>>>>>

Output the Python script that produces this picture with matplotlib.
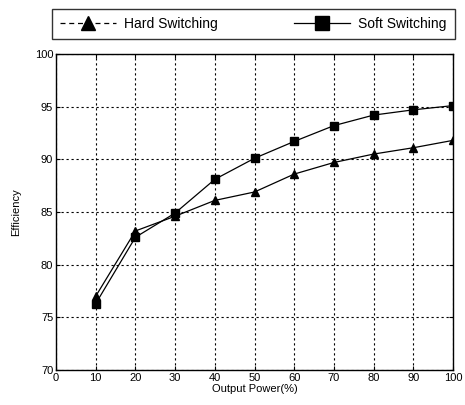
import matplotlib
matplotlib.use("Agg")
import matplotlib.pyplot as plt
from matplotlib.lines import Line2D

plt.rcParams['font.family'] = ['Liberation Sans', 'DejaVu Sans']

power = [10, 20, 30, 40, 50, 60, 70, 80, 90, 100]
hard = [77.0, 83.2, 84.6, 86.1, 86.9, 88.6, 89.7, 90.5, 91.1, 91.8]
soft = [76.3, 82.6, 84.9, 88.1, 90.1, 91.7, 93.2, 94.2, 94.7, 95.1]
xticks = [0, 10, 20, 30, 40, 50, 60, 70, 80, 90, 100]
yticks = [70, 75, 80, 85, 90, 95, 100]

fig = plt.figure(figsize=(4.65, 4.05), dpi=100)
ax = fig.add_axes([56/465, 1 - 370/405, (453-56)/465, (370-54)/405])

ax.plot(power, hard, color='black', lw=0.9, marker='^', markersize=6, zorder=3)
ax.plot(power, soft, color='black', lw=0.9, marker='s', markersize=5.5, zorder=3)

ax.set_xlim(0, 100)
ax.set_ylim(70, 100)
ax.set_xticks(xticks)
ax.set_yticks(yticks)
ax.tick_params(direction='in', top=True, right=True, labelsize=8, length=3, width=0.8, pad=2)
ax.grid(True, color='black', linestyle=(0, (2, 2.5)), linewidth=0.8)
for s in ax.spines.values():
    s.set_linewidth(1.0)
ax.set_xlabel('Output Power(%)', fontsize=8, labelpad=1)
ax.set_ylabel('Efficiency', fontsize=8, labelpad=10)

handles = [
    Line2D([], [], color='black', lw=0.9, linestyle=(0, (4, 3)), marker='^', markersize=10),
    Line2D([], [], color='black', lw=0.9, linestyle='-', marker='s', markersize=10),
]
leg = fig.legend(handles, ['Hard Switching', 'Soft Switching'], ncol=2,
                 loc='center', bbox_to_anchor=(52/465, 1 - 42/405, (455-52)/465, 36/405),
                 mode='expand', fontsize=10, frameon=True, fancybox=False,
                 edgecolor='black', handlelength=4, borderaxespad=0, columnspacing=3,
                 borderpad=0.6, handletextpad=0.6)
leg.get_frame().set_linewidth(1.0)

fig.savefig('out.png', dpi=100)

<<<<<

== Task prompt ==
Restate the material word for word from its first line through the line containing "ax = fig.add_axes([56/465, 1", both included; the pictures do not belong in it.

== Task output ==
Output the Python script that produces this picture with matplotlib.
import matplotlib
matplotlib.use("Agg")
import matplotlib.pyplot as plt
from matplotlib.lines import Line2D

plt.rcParams['font.family'] = ['Liberation Sans', 'DejaVu Sans']

power = [10, 20, 30, 40, 50, 60, 70, 80, 90, 100]
hard = [77.0, 83.2, 84.6, 86.1, 86.9, 88.6, 89.7, 90.5, 91.1, 91.8]
soft = [76.3, 82.6, 84.9, 88.1, 90.1, 91.7, 93.2, 94.2, 94.7, 95.1]
xticks = [0, 10, 20, 30, 40, 50, 60, 70, 80, 90, 100]
yticks = [70, 75, 80, 85, 90, 95, 100]

fig = plt.figure(figsize=(4.65, 4.05), dpi=100)
ax = fig.add_axes([56/465, 1 - 370/405, (453-56)/465, (370-54)/405])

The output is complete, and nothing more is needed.